Blair McMillen is pianist for the Naumburg Award-winning Da Capo Chamber Players, the American Modern Ensemble, and the six piano Grand Band, among others. He is the co-founder and co-director of the Rite of Summer Music Festival, an alt-classical outdoor concert series. McMillen holds degrees from Oberlin College, the Juilliard School, and the Manhattan School of Music. He lives in New York City, and has served on the music faculty at Bard College and Conservatory since 2005.

 

photo: David DeNee

Leonardo Pineda, violin

Leonardo Pineda began his musical education through ‘El Sistema’ in Venezuela, the internationally renowned orchestral program created by Jose Antonio Abreu. After commencing his violin studies at the age of 10 under the tutelage of violinist Simon Gollo, Leonardo quickly became the concertmaster of several youth orchestras in Los Andes.

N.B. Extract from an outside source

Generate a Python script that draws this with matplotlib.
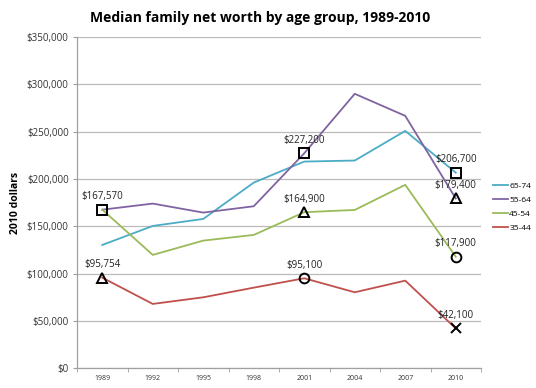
import matplotlib.pyplot as plt
import numpy as np

# data
years = ['1989', '1992', '1995', '1998', '2001', '2004', '2007', '2010']
age_65_74 = [130300, 150400, 157800, 196200, 218400, 219500, 250800, 206700]
age_55_64 = [167570, 174000, 164500, 171200, 227200, 290000, 266700, 179400]
age_45_54 = [167570, 119800, 134900, 140900, 164900, 167300, 193800, 117900]
age_35_44 = [95754, 68000, 75000, 85200, 95100, 80300, 92600, 42100]

# highlighted points: (year index, value, marker)
callout_idx = [0, 0, 4, 4, 4, 7, 7, 7, 7]
callout_val = [167570, 95754, 227200, 164900, 95100, 206700, 179400, 117900, 42100]
callout_mark = ['s', '^', 's', '^', 'o', 's', '^', 'o', 'x']

plt.rcParams['font.family'] = ['Open Sans', 'DejaVu Sans']

fig = plt.figure(figsize=(5.36, 3.88), dpi=100)
ax = fig.add_axes([0.1437, 0.0508, 0.7537, 0.8538])

x = np.arange(len(years))
ax.plot(x, age_65_74, color='#4BACC6', lw=1.3, label='65-74')
ax.plot(x, age_55_64, color='#8064A2', lw=1.3, label='55-64')
ax.plot(x, age_45_54, color='#9BBB59', lw=1.3, label='45-54')
ax.plot(x, age_35_44, color='#C0504D', lw=1.3, label='35-44')

for i, v, m in zip(callout_idx, callout_val, callout_mark):
    ax.plot(x[i], v, marker=m, ms=7, mfc='none',
            mec='black', mew=1.4, ls='none', zorder=5)
    ax.annotate('${:,}'.format(v), (x[i], v), xytext=(0, 9.5),
                textcoords='offset points', ha='center', va='center',
                fontsize=7, color='#222222')

ax.set_xlim(-0.5, 7.5)
ax.set_ylim(0, 350000)
ax.set_yticks(np.arange(0, 350001, 50000))
ax.set_yticklabels(['${:,}'.format(v) for v in range(0, 350001, 50000)],
                   fontsize=7, color='#333333')
ax.set_xticks(x)
ax.set_xticklabels(years, fontsize=5, color='#333333')
ax.set_xticks(np.arange(-0.5, 8, 1), minor=True)
ax.tick_params(axis='x', which='major', length=0, pad=5)
ax.tick_params(axis='x', which='minor', length=3, color='#A0A0A0')
ax.tick_params(axis='y', length=3, color='#A0A0A0', pad=3)

ax.grid(axis='y', color='#BBBBBB', lw=0.9)
ax.set_axisbelow(True)
for s in ['top', 'right']:
    ax.spines[s].set_visible(False)
for s in ['left', 'bottom']:
    ax.spines[s].set_color('#A0A0A0')
    ax.spines[s].set_linewidth(0.9)

ax.set_ylabel('2010 dollars', fontsize=7.5, fontweight='bold', labelpad=4)
fig.suptitle('Median family net worth by age group, 1989-2010',
             x=0.485, y=0.972, fontsize=10, fontweight='bold')

ax.legend(loc='center left', bbox_to_anchor=(1.012, 0.487), frameon=False,
          fontsize=6, handlelength=1.8, handletextpad=0.1, labelspacing=0.75,
          borderaxespad=0.5)

fig.savefig('out.png', dpi=100)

Leonardo has participated in music festivals in South America and Europe, attending master classes with acclaimed musicians such as Mikhail Bezverkhny, Virginie Robilliard, Guyla Stuller, Daniel Phillips, Shmuel Ashkenasi, Elmar Oliveira, Guillermo Figueroa, Dmitry Berlinsky, Kristoff Barati, The Shanghai String Quartet, and Latin American String Quartet (among others). As an orchestra musician Leonardo has performed across China, Taiwan, England, Hungary, Russia, France, Czech Republic, Austria, Switzerland, Poland, Cuba, Slovakia, Germany, Colombia, the United States, and Venezuela.

Leonardo was the winner of the 2011 Bard College concerto competition and made his New York debut at the Fisher Center for the Performing Arts with the Bard College Orchestra. Leonardo additionally participated in the ensemble Contemporaneous with whom he performed in several venues in New York, working closely with composers Joan Tower and George Sontakis. In 2012, alongside Contemporaneous, he premiered a piece for violin and orchestra that was written specifically for him called “Dubio.”

Leonardo is the Founder and Artistic Music Director of the Colón Music Festival in Venezuela, a program that brings young musicians from all over the world to the Venezuelan mountains for a intensive summer musical program.

Leonardo holds a B.M. in violin performance and B.A. in French Studies from Bard College and The Bard Conservatory of Music in New York, where he studied with Laurie Smukler and Luis Garcia Renart. Leonardo is completing his master degree in violin performance at The Lynn Conservatory of Music under the tutelage of Carol Cole.